Higher Path

12 02 2010

“I choose the path that brings the deepest reward to me and everyone concerned.”  from Alan Cohen’s new book A Daily Dose of Sanity, February 12.

Alan talks about the four choices we can make after an event occurs.  Do we wish to be retaliatory, a victim, stoic, or seek a higher vibration.  This is an excellent lesson for me today.  This effects me on many levels.  I have several different views of myself inside; modes I can slip into without realizing it.  Justifiable anger is the often the easiest mode I can slip into.  I am angry because____.  This reminds me of _____.  Therefore I have every right to ____. (and perpetuate the cycle of darkness).  In victim mode, life is hopeless, it’s not my fault so moping and crying is all I need to do.  Wandering around with my diaper full and hoping to gain enough attention so someone will change it for me.  I am also excellent at stoic or what I like to call monk mode.  I surrender to the emptiness, the calamity and the inevitability of karma.  I am therefore I live, and x, y, z events must therefore happen.  Sometimes I call it drift mode.  I can do all my spiritual practices, and know I did what I could, and then just sit back and idle by coping with life as best I can.

And now for the Bonus round.  Seeking a higher path.  With bipolar, I can actively and at times simultaneously run around in the squirrel cage of my brain in all these modes, jumping from one to another as my mood shifts.  And yet sometimes, I manage to slow down enough, get out of the spin cycle, and seek a higher path.  Yes folks, I’m here to tell ya, even bipolar can be a gift, an opportunity, and a blessing in life.  It has been for me.

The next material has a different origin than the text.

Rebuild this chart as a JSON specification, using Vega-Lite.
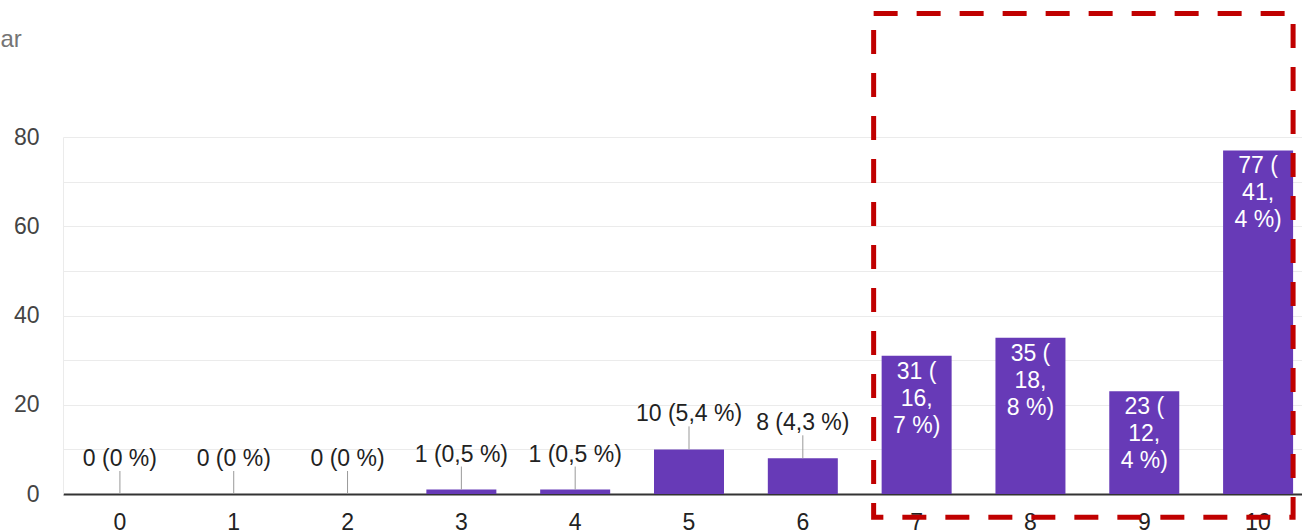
{
  "$schema": "https://vega.github.io/schema/vega-lite/v6.json",
  "autosize": "none",
  "width": 1239,
  "height": 357,
  "padding": {"left": 63, "top": 137, "right": 0, "bottom": 38},
  "config": {
    "view": {"stroke": null},
    "font": "Liberation Sans"
  },
  "data": {
    "values": [
      {"score": "0", "count": 0, "label": "0 (0 %)"},
      {"score": "1", "count": 0, "label": "0 (0 %)"},
      {"score": "2", "count": 0, "label": "0 (0 %)"},
      {"score": "3", "count": 1, "label": "1 (0,5 %)"},
      {"score": "4", "count": 1, "label": "1 (0,5 %)"},
      {"score": "5", "count": 10, "label": "10 (5,4 %)"},
      {"score": "6", "count": 8, "label": "8 (4,3 %)"},
      {"score": "7", "count": 31, "label": "31 (|16,|7 %)"},
      {"score": "8", "count": 35, "label": "35 (|18,|8 %)"},
      {"score": "9", "count": 23, "label": "23 (|12,|4 %)"},
      {"score": "10", "count": 77, "label": "77 (|41,|4 %)"}
    ]
  },
  "encoding": {
    "x": {
      "field": "score",
      "type": "ordinal",
      "sort": null,
      "scale": {"range": [0, 1252], "paddingInner": 0.385, "paddingOuter": 0.1925},
      "axis": {
        "title": null,
        "labelAngle": 0,
        "labelFontSize": 23,
        "labelColor": "#222222",
        "labelPadding": 17,
        "ticks": false,
        "domainColor": "#333333",
        "domainWidth": 2
      }
    },
    "y": {
      "field": "count",
      "type": "quantitative",
      "scale": {"domain": [0, 80], "nice": false},
      "axis": {
        "title": "ar",
        "titleAngle": 0,
        "titleAlign": "left",
        "titleBaseline": "alphabetic",
        "titleX": -63,
        "titleY": -91,
        "titleFontSize": 24,
        "titleFontWeight": "normal",
        "titleColor": "#757575",
        "values": [0, 10, 20, 30, 40, 50, 60, 70, 80],
        "labelExpr": "datum.value % 20 == 0 ? datum.label : ''",
        "labelFontSize": 23,
        "labelColor": "#444444",
        "labelPadding": 24,
        "ticks": false,
        "domainColor": "#ebebeb",
        "gridColor": "#ebebeb"
      }
    }
  },
  "layer": [
    {
      "mark": {"type": "bar", "color": "#673ab7"}
    },
    {
      "transform": [{"filter": "datum.count < 20"}],
      "mark": {"type": "rule", "color": "#999999", "strokeWidth": 1, "y2Offset": -23},
      "encoding": {"y2": {"field": "count"}}
    },
    {
      "transform": [{"filter": "datum.count < 20"}],
      "mark": {"type": "text", "fontSize": 23, "color": "#222222", "baseline": "middle", "dy": -35},
      "encoding": {"text": {"field": "label"}}
    },
    {
      "transform": [{"filter": "datum.count >= 20"}],
      "mark": {"type": "text", "fontSize": 23, "color": "#ffffff", "baseline": "top", "dy": 5, "lineBreak": "|", "lineHeight": 27},
      "encoding": {"text": {"field": "label"}}
    },
    {
      "data": {"values": [{"from": "7", "to": "10", "lo": -5.2, "hi": 107.7}]},
      "mark": {"type": "rect", "filled": false, "stroke": "#c00000", "strokeWidth": 5, "strokeDash": [24, 19], "xOffset": -8},
      "encoding": {
        "x": {"field": "from", "type": "ordinal", "bandPosition": 0},
        "x2": {"field": "to", "bandPosition": 1},
        "y": {"field": "lo", "type": "quantitative"},
        "y2": {"field": "hi"}
      }
    }
  ]
}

A higher path with bipolar started with thanking spirit for this unique mind and gift(even though I didn’t know what the gift was yet), and then actively looking for good in the experience.

The path to a higher life with bipolar was long and ardous for me yet the dividends I keep recieving, make it all worth while.

A major root of transformation from victim to healer with bipolar has been the active study of books by Alan and others like him over the years.  From the inside out, thought by thought, which resulted in positive acts, on a daily basis.  Unwiring the “I hate life”, mode to “wow, how cool is this, I can be naturally high without any drugs or expensive workshops, and I can survive dark nights of the soul and gain the insights and grow on a regular basis.  How freeing this is.”

I observe so many people that walk or bump through life, yet never feel great pain or ecstasy transform into real life lived inside of dreams/reality, or opened up inner life to roam and express more freely the joy of life itself.

A higher path in life may not be attractive, juicy, or have all the pizazz initially, yet the deep chuckle and first hand knowing of a person served deeply from a higher act, is deeply satisfying.